斯特里克兰已经拿起帽子,站在那儿看着我说:

“你来吗?”

“你干吗要跟我套近乎?”我问他,“你明知道我憎恶和鄙视你。”

他开心地呵呵笑了起来。

“你是唯一跟我吵架,而我又他妈的一点儿也不在乎你是怎么看我的人。”

因为突然的愤怒,我觉得我的双颊都红了。但没法让他明白,由于他冷酷无情的自私,可以让别人怒火中烧。我恨不得一下子刺穿他那副冷漠的甲胄,但是我也知道,归根结底,他的话不无道理。也许,我们没有意识到,实际上我们很重视自己对别人的影响,通过评估他们会怎样看待我们对他们的意见,来判断自己的影响力。同理,会憎恶那些我们对他们无法产生影响的人,我想这是人类自尊上最疼痛的伤口,但是,我不会让他看出来,因为他的言行,我火冒三丈了。

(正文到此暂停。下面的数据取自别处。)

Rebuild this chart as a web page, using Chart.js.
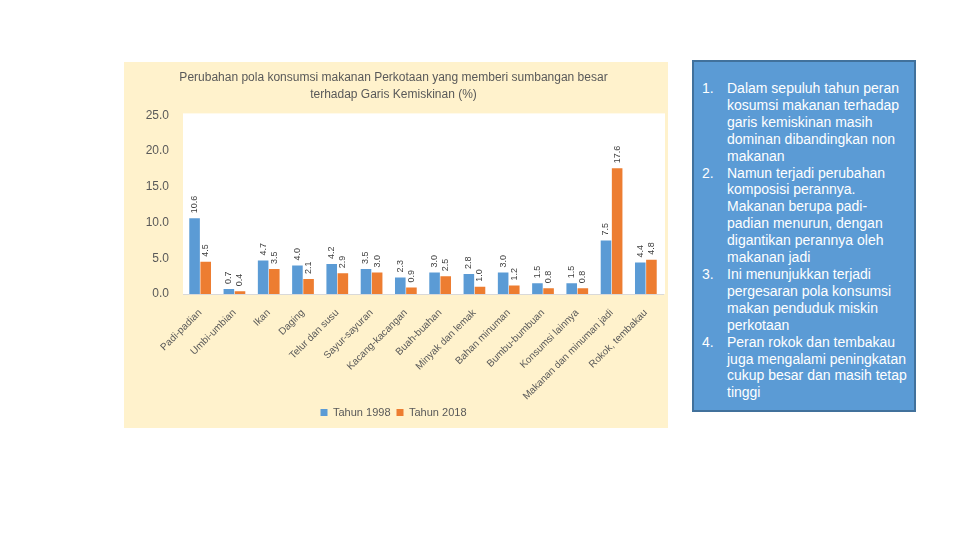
<!DOCTYPE html>
<html>
<head>
<meta charset="utf-8">
<script src="https://cdn.jsdelivr.net/npm/chart.js@4/dist/chart.umd.min.js"></script>
<style>
  body { margin: 0; background: #fff; width: 960px; height: 540px; position: relative; overflow: hidden; }
  .chart-box { position: absolute; left: 124px; top: 62px; width: 544px; height: 366px; background: #fff2cc; }
  .note { position: absolute; left: 692px; top: 60px; width: 220px; height: 348px; background: #5b9bd5; border: 2px solid #41719c;
    color: #fff; font-family: "Liberation Sans", Arial, sans-serif; font-size: 14px; line-height: 16.9px; }
  .note ol { margin: 0; padding: 18px 0 0 0; list-style: none; }
  .note li { position: relative; padding-left: 33px; white-space: nowrap; }
  .note li span { position: absolute; left: 8px; }
</style>
</head>
<body>
<div class="chart-box"><canvas id="myChart" width="544" height="366"></canvas></div>
<div class="note">
  <ol>
    <li><span>1.</span>Dalam sepuluh tahun peran<br>kosumsi makanan terhadap<br>garis kemiskinan masih<br>dominan dibandingkan non<br>makanan</li>
    <li><span>2.</span>Namun terjadi perubahan<br>komposisi perannya.<br>Makanan berupa padi-<br>padian menurun, dengan<br>digantikan perannya oleh<br>makanan jadi</li>
    <li><span>3.</span>Ini menunjukkan terjadi<br>pergesaran pola konsumsi<br>makan penduduk miskin<br>perkotaan</li>
    <li><span>4.</span>Peran rokok dan tembakau<br>juga mengalami peningkatan<br>cukup besar dan masih tetap<br>tinggi</li>
  </ol>
</div>
<script>
const categories = [
  'Padi-padian', 'Umbi-umbian', 'Ikan', 'Daging', 'Telur dan susu', 'Sayur-sayuran',
  'Kacang-kacangan', 'Buah-buahan', 'Minyak dan lemak', 'Bahan minuman', 'Bumbu-bumbuan',
  'Konsumsi lainnya', 'Makanan dan minuman jadi', 'Rokok, tembakau'
];
const tahun1998 = [10.6, 0.7, 4.7, 4.0, 4.2, 3.5, 2.3, 3.0, 2.8, 3.0, 1.5, 1.5, 7.5, 4.4];
const tahun2018 = [4.5, 0.4, 3.5, 2.1, 2.9, 3.0, 0.9, 2.5, 1.0, 1.2, 0.8, 0.8, 17.6, 4.8];
const yTicks = [0, 5, 10, 15, 20, 25];

const textColor = '#595959';
const fontFamily = '"Liberation Sans", Arial, sans-serif';

// white plot area on the cream background
const plotBackground = {
  id: 'plotBackground',
  beforeDraw(chart) {
    const { ctx, chartArea } = chart;
    ctx.save();
    ctx.fillStyle = '#ffffff';
    ctx.fillRect(chartArea.left, chartArea.top - 2, chartArea.right - chartArea.left + 2, chartArea.bottom - chartArea.top + 2);
    ctx.restore();
  }
};

// vertical value labels above each bar
const valueLabels = {
  id: 'valueLabels',
  afterDatasetsDraw(chart) {
    const ctx = chart.ctx;
    chart.data.datasets.forEach((ds, i) => {
      const meta = chart.getDatasetMeta(i);
      meta.data.forEach((bar, j) => {
        ctx.save();
        ctx.translate(bar.x, bar.y - 5);
        ctx.rotate(-Math.PI / 2);
        ctx.font = '9px ' + fontFamily;
        ctx.fillStyle = '#404040';
        ctx.textAlign = 'left';
        ctx.textBaseline = 'middle';
        ctx.fillText(ds.data[j].toFixed(1), 0, 0);
        ctx.restore();
      });
    });
  }
};

const ctx = document.getElementById('myChart').getContext('2d');
new Chart(ctx, {
  type: 'bar',
  data: {
    labels: categories,
    datasets: [
      { label: 'Tahun 1998', data: tahun1998, backgroundColor: '#5b9bd5' },
      { label: 'Tahun 2018', data: tahun2018, backgroundColor: '#ed7d31' }
    ]
  },
  options: {
    responsive: false,
    animation: false,
    layout: { padding: { left: 0, right: 5, top: 0, bottom: 0 } },
    datasets: { bar: { barPercentage: 0.95, categoryPercentage: 0.65 } },
    scales: {
      x: {
        grid: { display: false },
        border: { display: true, color: '#d9d9d9' },
        ticks: {
          autoSkip: false,
          minRotation: 45,
          maxRotation: 45,
          padding: 5,
          color: textColor,
          font: { family: fontFamily, size: 10 }
        },
        afterFit(scale) { scale.height = 107; }
      },
      y: {
        min: 0,
        max: 25,
        afterBuildTicks(scale) { scale.ticks = yTicks.map(v => ({ value: v })); },
        grid: { display: false },
        border: { display: false },
        ticks: {
          padding: 6,
          color: textColor,
          font: { family: fontFamily, size: 12 },
          callback: v => v.toFixed(1)
        },
        afterFit(scale) { scale.width = 59; }
      }
    },
    plugins: {
      title: {
        display: true,
        text: ['Perubahan pola konsumsi makanan Perkotaan yang memberi sumbangan besar', 'terhadap Garis Kemiskinan (%)'],
        color: textColor,
        font: { family: fontFamily, size: 12, weight: 'normal', lineHeight: 1.35 },
        padding: { top: 8, bottom: 13 }
      },
      legend: {
        position: 'bottom',
        labels: {
          boxWidth: 7,
          boxHeight: 7,
          padding: 6,
          color: textColor,
          font: { family: fontFamily, size: 11 }
        }
      },
      tooltip: { enabled: false }
    }
  },
  plugins: [plotBackground, valueLabels]
});
</script>
</body>
</html>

“一个人可能对别人完全无视吗?”我说,与其说是讲给他听,不如说是讲给自己听的,“你要存在,就得依靠别人。想只为自己,只依靠自己活着的企图是荒谬的。早晚有一天,你会生病、疲惫和老去,随后,你会爬着回到人群当中。你在内心渴望别人的抚慰和同情时,你不感到羞愧吗?你正在尝试一种不可能的事情,你身上的人性迟早会向往人类共同的纽带的。”

“跟我来,去看看我的画吧。”

“你想到过死亡吗?”

“我干吗要想?死不死无所谓。”

我凝视着他。他站在我的面前,一动不动,眼睛里带着一丝嘲笑。但是除了这些,一时之间我好像看出了端倪,一个炙热的、饱受折磨的灵魂,目标是更为伟大的东西,它超越了与肉体捆绑在一起的,能够被领略的任何东西。我瞥见的是对某种无法描述的事物的热烈追求。我看着眼前这个衣衫褴褛的人,他的大鼻子和闪亮的眼睛,他的红胡须和乱蓬蓬的头发。我猛然有了一个奇想,外表只是一个躯壳,在我面前呈现的是一个脱离了肉体的灵魂。

“我们走吧,去看看你的画作。”我说道。